SHORT TASK:
Please transcribe the data below exactly. Leave the pictures out.

RECORDED INFORMATION:
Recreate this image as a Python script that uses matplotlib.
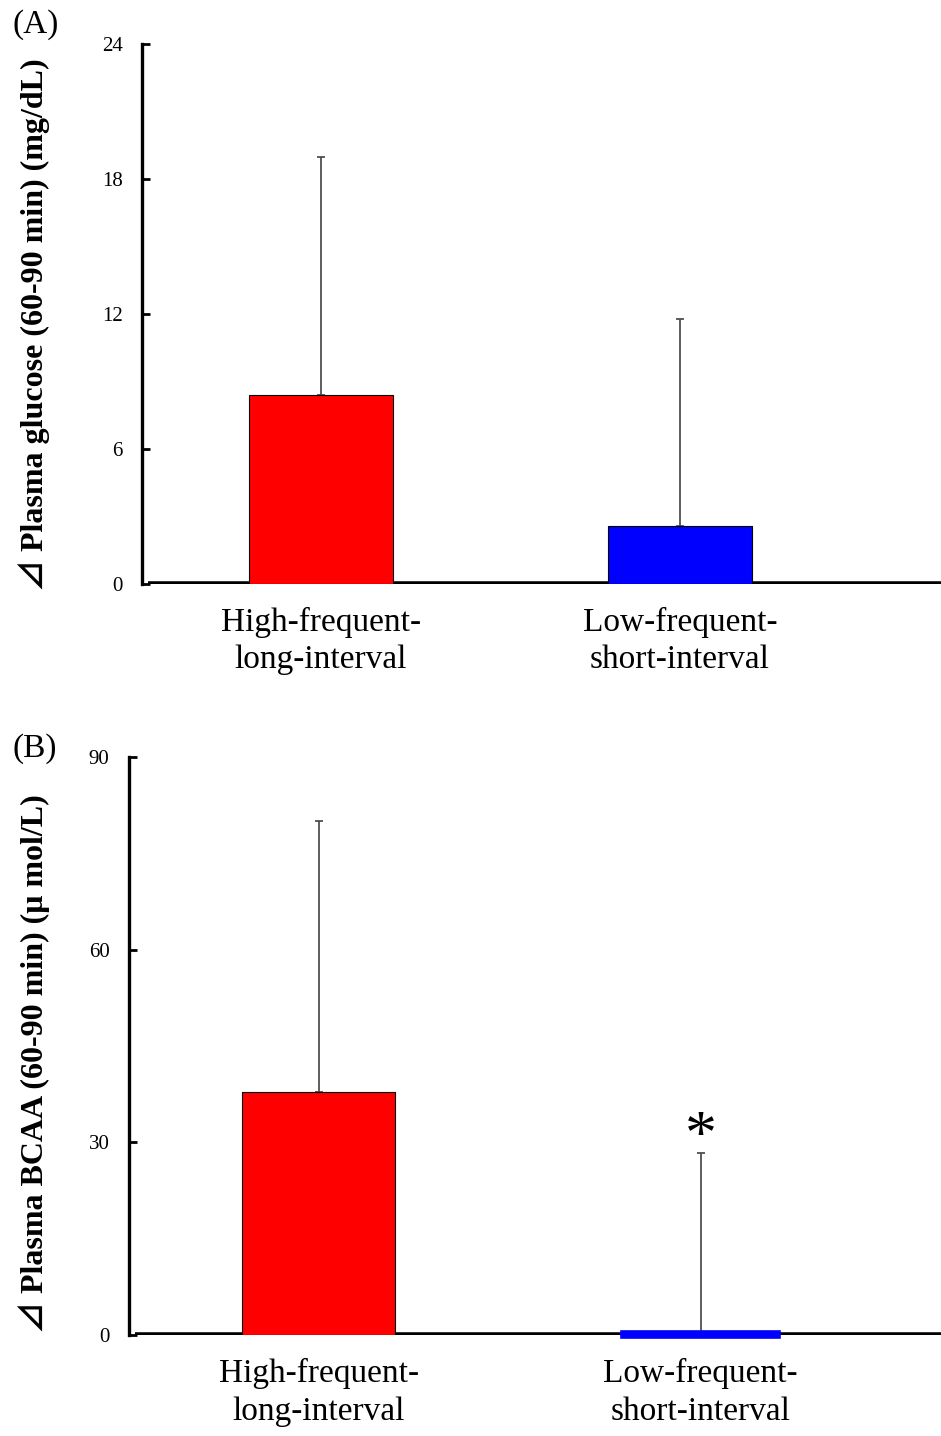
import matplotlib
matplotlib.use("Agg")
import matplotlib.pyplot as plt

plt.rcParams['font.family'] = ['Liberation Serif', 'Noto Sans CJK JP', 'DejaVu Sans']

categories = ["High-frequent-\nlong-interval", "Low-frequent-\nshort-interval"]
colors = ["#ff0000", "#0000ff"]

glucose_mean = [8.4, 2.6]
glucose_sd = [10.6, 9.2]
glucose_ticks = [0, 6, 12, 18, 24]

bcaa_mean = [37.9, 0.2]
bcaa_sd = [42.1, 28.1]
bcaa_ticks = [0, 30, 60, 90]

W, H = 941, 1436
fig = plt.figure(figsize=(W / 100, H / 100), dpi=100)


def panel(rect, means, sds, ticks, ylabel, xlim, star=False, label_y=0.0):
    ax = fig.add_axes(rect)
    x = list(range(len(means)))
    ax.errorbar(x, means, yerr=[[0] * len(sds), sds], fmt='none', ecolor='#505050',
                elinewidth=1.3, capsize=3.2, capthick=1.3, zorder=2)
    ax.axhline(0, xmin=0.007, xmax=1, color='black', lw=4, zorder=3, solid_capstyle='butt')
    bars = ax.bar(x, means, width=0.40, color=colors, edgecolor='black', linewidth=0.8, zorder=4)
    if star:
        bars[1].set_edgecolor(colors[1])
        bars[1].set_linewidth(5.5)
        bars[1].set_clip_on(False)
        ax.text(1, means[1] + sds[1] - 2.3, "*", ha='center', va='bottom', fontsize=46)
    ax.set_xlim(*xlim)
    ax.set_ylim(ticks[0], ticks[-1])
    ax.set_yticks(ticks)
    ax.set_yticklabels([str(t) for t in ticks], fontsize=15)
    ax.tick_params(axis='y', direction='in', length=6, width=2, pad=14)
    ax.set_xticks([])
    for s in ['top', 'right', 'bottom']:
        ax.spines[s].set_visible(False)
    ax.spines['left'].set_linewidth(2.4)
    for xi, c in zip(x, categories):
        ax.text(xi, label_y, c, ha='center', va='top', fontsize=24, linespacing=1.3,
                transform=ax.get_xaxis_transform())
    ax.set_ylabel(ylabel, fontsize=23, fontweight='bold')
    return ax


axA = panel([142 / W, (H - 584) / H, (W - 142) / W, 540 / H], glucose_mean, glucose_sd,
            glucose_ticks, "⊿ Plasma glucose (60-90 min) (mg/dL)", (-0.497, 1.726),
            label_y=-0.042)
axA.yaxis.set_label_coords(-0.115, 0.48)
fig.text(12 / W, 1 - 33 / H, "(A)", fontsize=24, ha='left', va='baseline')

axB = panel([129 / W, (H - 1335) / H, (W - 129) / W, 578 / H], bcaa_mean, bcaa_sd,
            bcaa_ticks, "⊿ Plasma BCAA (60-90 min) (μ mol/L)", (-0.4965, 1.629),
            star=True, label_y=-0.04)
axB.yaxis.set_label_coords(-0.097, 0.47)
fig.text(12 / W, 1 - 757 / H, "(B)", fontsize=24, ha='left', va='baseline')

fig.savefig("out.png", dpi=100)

THE OUTPUT:
Recreate this image as a Python script that uses matplotlib.
import matplotlib
matplotlib.use("Agg")
import matplotlib.pyplot as plt

plt.rcParams['font.family'] = ['Liberation Serif', 'Noto Sans CJK JP', 'DejaVu Sans']

categories = ["High-frequent-\nlong-interval", "Low-frequent-\nshort-interval"]
colors = ["#ff0000", "#0000ff"]

glucose_mean = [8.4, 2.6]
glucose_sd = [10.6, 9.2]
glucose_ticks = [0, 6, 12, 18, 24]

bcaa_mean = [37.9, 0.2]
bcaa_sd = [42.1, 28.1]
bcaa_ticks = [0, 30, 60, 90]

W, H = 941, 1436
fig = plt.figure(figsize=(W / 100, H / 100), dpi=100)


def panel(rect, means, sds, ticks, ylabel, xlim, star=False, label_y=0.0):
    ax = fig.add_axes(rect)
    x = list(range(len(means)))
    ax.errorbar(x, means, yerr=[[0] * len(sds), sds], fmt='none', ecolor='#505050',
                elinewidth=1.3, capsize=3.2, capthick=1.3, zorder=2)
    ax.axhline(0, xmin=0.007, xmax=1, color='black', lw=4, zorder=3, solid_capstyle='butt')
    bars = ax.bar(x, means, width=0.40, color=colors, edgecolor='black', linewidth=0.8, zorder=4)
    if star:
        bars[1].set_edgecolor(colors[1])
        bars[1].set_linewidth(5.5)
        bars[1].set_clip_on(False)
        ax.text(1, means[1] + sds[1] - 2.3, "*", ha='center', va='bottom', fontsize=46)
    ax.set_xlim(*xlim)
    ax.set_ylim(ticks[0], ticks[-1])
    ax.set_yticks(ticks)
    ax.set_yticklabels([str(t) for t in ticks], fontsize=15)
    ax.tick_params(axis='y', direction='in', length=6, width=2, pad=14)
    ax.set_xticks([])
    for s in ['top', 'right', 'bottom']:
        ax.spines[s].set_visible(False)
    ax.spines['left'].set_linewidth(2.4)
    for xi, c in zip(x, categories):
        ax.text(xi, label_y, c, ha='center', va='top', fontsize=24, linespacing=1.3,
                transform=ax.get_xaxis_transform())
    ax.set_ylabel(ylabel, fontsize=23, fontweight='bold')
    return ax


axA = panel([142 / W, (H - 584) / H, (W - 142) / W, 540 / H], glucose_mean, glucose_sd,
            glucose_ticks, "⊿ Plasma glucose (60-90 min) (mg/dL)", (-0.497, 1.726),
            label_y=-0.042)
axA.yaxis.set_label_coords(-0.115, 0.48)
fig.text(12 / W, 1 - 33 / H, "(A)", fontsize=24, ha='left', va='baseline')

axB = panel([129 / W, (H - 1335) / H, (W - 129) / W, 578 / H], bcaa_mean, bcaa_sd,
            bcaa_ticks, "⊿ Plasma BCAA (60-90 min) (μ mol/L)", (-0.4965, 1.629),
            star=True, label_y=-0.04)
axB.yaxis.set_label_coords(-0.097, 0.47)
fig.text(12 / W, 1 - 757 / H, "(B)", fontsize=24, ha='left', va='baseline')

fig.savefig("out.png", dpi=100)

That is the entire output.